我将使用其他解决方案更新原始帖子,以便给予作者适当的信任.在此先感谢您的帮助!

# Load libraries used in this example
library(dplyr);
library(data.table);
# Not on CRAN. See: http://bioconductor.org/packages/release/bioc/html/IRanges.html
library(IRanges);

# Set seed for reproducibility 
set.seed(123)

# Set number of cases & date range variables
CASE_COUNT  <<- 1000;
RANGE_START <- as.POSIXct("2000-01-01 00:00:00", 
                          format="%Y-%m-%d %H:%M:%S", 
                          tz="UTC", origin="1970-01-01");
RANGE_END   <- as.POSIXct("2012-01-01 00:00:00", 
                          format="%Y-%m-%d %H:%M:%S", 
                          tz="UTC", origin="1970-01-01");

# Select which solutions you want to run in this test           
RUN_SOLUTION_1 <- TRUE;     # dplyr::summarize() + comparisons
RUN_SOLUTION_2 <- TRUE;     # data.table:foverlaps()
RUN_SOLUTION_3 <- TRUE;     # data.table aggregation + comparisons
RUN_SOLUTION_4 <- TRUE;     # IRanges::IRanges + countOverlaps()
RUN_SOLUTION_5 <- TRUE;     # data.table::frank()
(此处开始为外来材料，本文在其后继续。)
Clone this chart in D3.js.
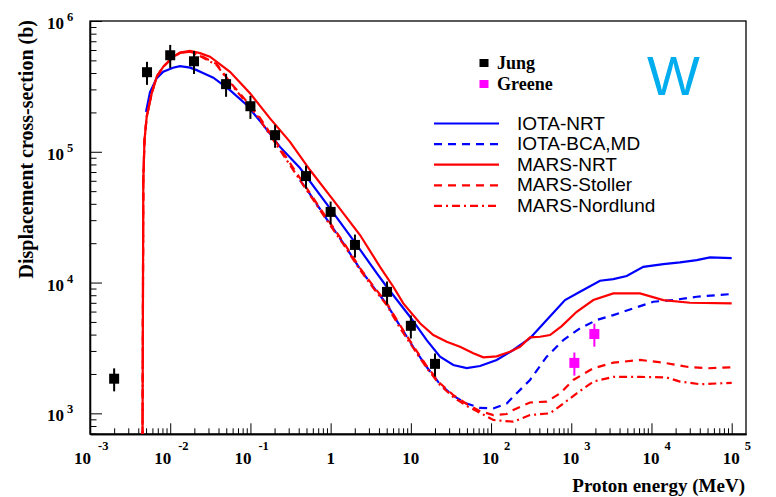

# Function to generate random creation & censor dateTime pairs
# The censor time always has to be after the creation time
# Credit to @DirkEddelbuettel for this smart function
# (https://stackoverflow.com/users/143305/dirk-eddelbuettel)

generate_cases_table <- function(n = CASE_COUNT, start_val=RANGE_START, end_val=RANGE_END) {
    # Measure duration between start_val & end_val
    duration <- as.numeric(difftime(end_val, start_val, unit="secs"));

    # Select random values in duration to create start_offset
    start_offset   <- runif(n, 0, duration);

    # Calculate the creation time list
    created_list  <- start_offset + start_val;

    # Calculate acceptable time range for censored values
    # since they must always be after their respective creation value
    censored_range <- as.numeric(difftime(RANGE_END, created_list, unit="secs"));

    # Select random values in duration to create end_offset
    creation_to_censored_times <- runif(n, 0, censored_range);

    censored_list <- created_list + creation_to_censored_times;

    # Create and return a data.table with creation & censor values
    # calculated from start or end with random offsets
    return_table  <- data.table(id       = 1:n,
                                created  = created_list,
                                censored = censored_list);

    return(return_table);
}

# Create the data table with the desired number of cases specified by CASE_COUNT above
cases_table <- generate_cases_table();

solution_1_function <- function (cases_table) { 
    # SOLUTION 1: Using dplyr::summarize:

    # Group by id to set parameters for summarize() function 
    cases_table_grouped <- group_by(cases_table, id);

    # Count the instances where other cases were created before
    # and censored after each case using vectorized sum() within summarize()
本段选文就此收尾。